Much of the literature on politics in the 1970s suggests a crisis in the presidency. Certainly Watergate played a role, but other external factors combined to leave the presidency in a seemingly diminished capacity, namely, deindustrialization and stagflation. Few scholars had located a positive story of government innovation in the executive branch in the late twentieth century. An exception is Joel K. Goldstein's new book, The White House Vice Presidency. Political scientists and historians alike will need to give serious consideration to this important book.
Goldstein locates substantive changes to the vice presidency during Walter Mondale's term in the office during Jimmy Carter's presidency, changes that became routinized in subsequent administrations. First were shifts in the election process: the presidential candidate took charge of the vice presidential selection, deemphasizing the role of the convention to select and nominate a presidential running mate, and the vice presidential candidate debate became a regular component of the fall campaign. Second, the White House vice presidency meant “the vice president has become part of the president's inner circle and works closely with him to achieve administration objectives. It signifies a set of roles, relationships, and resources now associated with the office that allow vice presidents to contribute importantly at the central and highest level of the executive branch” (p. 4). Goldstein spends considerable time unraveling the ad hoc nature of the late twentieth-century changes to the vice presidency, noting that Mondale and his successors through “informal” methods “converted a long-marginalized office into a significant political institution, and this change occurred when other governmental institutions were experiencing a quite different trajectory and becoming increasingly dysfunctional” (p. 10).

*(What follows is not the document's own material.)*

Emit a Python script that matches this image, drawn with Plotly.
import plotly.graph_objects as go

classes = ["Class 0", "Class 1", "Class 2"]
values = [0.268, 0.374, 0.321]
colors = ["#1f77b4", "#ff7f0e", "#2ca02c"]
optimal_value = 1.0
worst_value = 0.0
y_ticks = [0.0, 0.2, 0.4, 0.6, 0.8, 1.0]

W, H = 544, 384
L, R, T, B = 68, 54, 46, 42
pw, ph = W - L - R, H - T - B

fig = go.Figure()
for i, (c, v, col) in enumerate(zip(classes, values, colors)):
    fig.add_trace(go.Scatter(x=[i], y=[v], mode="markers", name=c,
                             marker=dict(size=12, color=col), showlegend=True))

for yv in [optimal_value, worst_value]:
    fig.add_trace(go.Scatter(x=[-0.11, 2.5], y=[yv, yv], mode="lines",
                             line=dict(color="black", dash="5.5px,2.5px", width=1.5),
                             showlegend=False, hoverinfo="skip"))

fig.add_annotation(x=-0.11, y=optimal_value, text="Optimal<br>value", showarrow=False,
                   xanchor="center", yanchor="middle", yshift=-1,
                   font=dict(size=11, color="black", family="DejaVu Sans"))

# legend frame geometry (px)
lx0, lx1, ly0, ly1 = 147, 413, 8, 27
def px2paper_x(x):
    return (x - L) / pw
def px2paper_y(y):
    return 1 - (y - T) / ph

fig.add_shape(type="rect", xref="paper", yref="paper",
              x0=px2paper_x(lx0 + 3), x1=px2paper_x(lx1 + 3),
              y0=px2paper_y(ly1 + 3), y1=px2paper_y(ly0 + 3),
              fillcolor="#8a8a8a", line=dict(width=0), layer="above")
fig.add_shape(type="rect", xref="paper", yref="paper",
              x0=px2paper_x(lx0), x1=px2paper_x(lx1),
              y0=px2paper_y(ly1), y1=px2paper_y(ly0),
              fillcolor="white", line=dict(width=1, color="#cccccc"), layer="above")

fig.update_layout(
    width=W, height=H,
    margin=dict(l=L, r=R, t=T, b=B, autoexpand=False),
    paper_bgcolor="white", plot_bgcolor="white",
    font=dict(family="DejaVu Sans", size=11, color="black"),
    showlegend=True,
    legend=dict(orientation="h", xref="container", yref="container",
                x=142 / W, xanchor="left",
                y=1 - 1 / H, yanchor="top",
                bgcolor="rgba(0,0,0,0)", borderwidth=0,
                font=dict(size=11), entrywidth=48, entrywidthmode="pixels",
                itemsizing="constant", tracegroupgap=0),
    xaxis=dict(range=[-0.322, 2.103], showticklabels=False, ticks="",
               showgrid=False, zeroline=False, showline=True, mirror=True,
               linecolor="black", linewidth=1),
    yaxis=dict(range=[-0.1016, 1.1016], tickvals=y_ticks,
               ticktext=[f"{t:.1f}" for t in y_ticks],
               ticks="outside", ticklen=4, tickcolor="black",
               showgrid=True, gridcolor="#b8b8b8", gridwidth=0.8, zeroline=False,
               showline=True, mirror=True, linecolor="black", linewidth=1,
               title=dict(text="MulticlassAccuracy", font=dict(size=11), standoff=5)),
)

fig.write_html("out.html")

Based on a close reading of available archival materials; memoirs; newspapers; the secondary source literature in history, political science, and the law; presidential oral history projects; and published primary sources, The White House Vice Presidency is a well-researched, thoughtful, and nuanced treatment of a crucial turning point in the history of American governance. After a brief overview of the history of the vice presidency, Goldstein devotes three chapters to Mondale and his time in the number-two spot. He acknowledges there was no legal requirement to sustain the changes born of the Carter-Mondale experiment in empowering the vice presidency. Goldstein argues, “The precedents from Mondale's term were significant, but four years’ experience of an administration rejected at the polls could not automatically erase 188 years of alternative versions of a less robust office” (p. 105). Nevertheless, as Goldstein rightly notes, Vice Presidents George H.W. Bush through Joe Biden all built on the Mondale legacy, functioning as senior advisers to the president.

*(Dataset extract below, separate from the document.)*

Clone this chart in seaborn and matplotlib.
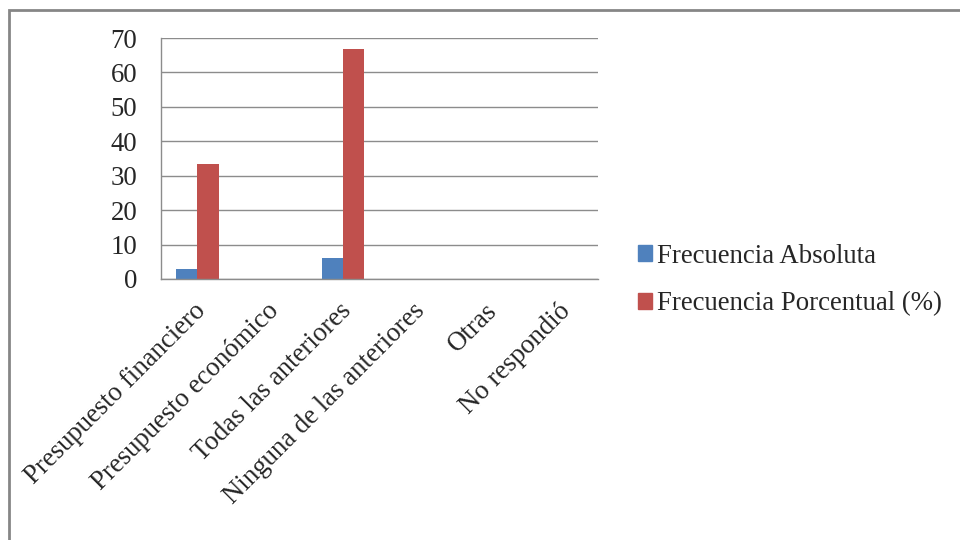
import matplotlib
matplotlib.use("Agg")
import matplotlib.pyplot as plt
import matplotlib.patches as mpatches
import matplotlib.transforms as mtransforms
import seaborn as sns
import pandas as pd

categorias = ["Presupuesto financiero", "Presupuesto económico", "Todas las anteriores",
              "Ninguna de las anteriores", "Otras", "No respondió"]
frec_absoluta = [3, 0, 6, 0, 0, 0]
frec_porcentual = [33.33, 0, 66.67, 0, 0, 0]
series = ["Frecuencia Absoluta", "Frecuencia Porcentual (%)"]
colores = ["#4F81BD", "#C0504D"]
yticks = [0, 10, 20, 30, 40, 50, 60, 70]

df = pd.DataFrame({
    "categoria": categorias * 2,
    "valor": frec_absoluta + frec_porcentual,
    "serie": [series[0]] * len(categorias) + [series[1]] * len(categorias),
})

sns.set_theme(style="white")
plt.rcParams["font.family"] = ["Liberation Serif", "DejaVu Serif"]

fs = 19.3
fig = plt.figure(figsize=(9.6, 5.4), dpi=100)
ax = fig.add_axes([161 / 960, 1 - 279 / 540, (598 - 161) / 960, (279 - 38) / 540])

sns.barplot(data=df, x="categoria", y="valor", hue="serie", palette=colores,
            width=0.58, gap=0, saturation=1, ax=ax, legend=False, edgecolor="none")

ax.set_ylim(0, 70)
ax.set_xlim(-0.5, len(categorias) - 0.5)
ax.set_yticks(yticks)
ax.set_yticklabels([str(t) for t in yticks], fontsize=fs)
ax.yaxis.grid(True, color="#8C8C8C", linewidth=1)
ax.set_axisbelow(True)
ax.set_xlabel("")
ax.set_ylabel("")
ax.tick_params(axis="y", length=0, pad=17)
ax.tick_params(axis="x", length=0, pad=22)
ax.set_xticks(range(len(categorias)))
ax.set_xticklabels(categorias, rotation=45, ha="right", va="center",
                   rotation_mode="anchor", fontsize=fs)
shift = mtransforms.ScaledTranslation(5 / 100, 2 / 100, fig.dpi_scale_trans)
for lbl in ax.get_xticklabels():
    lbl.set_transform(lbl.get_transform() + shift)
for s in ["top", "right"]:
    ax.spines[s].set_visible(False)
for s in ["left", "bottom"]:
    ax.spines[s].set_color("#8C8C8C")
    ax.spines[s].set_linewidth(1)

handles = [mpatches.Patch(color=c, label=l) for c, l in zip(colores, series)]
fig.legend(handles=handles, loc="center left", bbox_to_anchor=(614 / 960, 1 - 280 / 540),
           frameon=False, fontsize=fs, handlelength=0.5, handleheight=0.5,
           handletextpad=0.2, labelspacing=0.85)

# outer chart border
fig.patches.append(mpatches.Rectangle((8.5 / 960, -0.05), 1.1, 1.05 - 9.5 / 540,
                                      transform=fig.transFigure, fill=False,
                                      edgecolor="#868686", linewidth=2))

fig.savefig("out.png", dpi=100)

The next three chapters take a wide-angle view of exactly how subsequent vice presidents followed precedents that Mondale established. Goldstein contends that Bush, Dan Quayle, and Al Gore all played substantial roles in that process, and they also expanded the vice presidential portfolio by assuming operational responsibilities. Regarding Dick Cheney and Biden, the author found them to be different from each other and from their immediate predecessors, with Cheney working as a presidential adviser and on policy formation. Biden, on the other hand, worked on both foreign policy and legislative affairs, as well as advising the president.
Three more chapters explore the role of vice presidential candidates in electoral politics. Finally, three analytical chapters on vice presidents as successors, the political future of vice presidents, and the “difficult and controversial” nature of the office round out the book. Scholars would be well advised to read this consequential book; it offers fresh insight into contemporary American governance.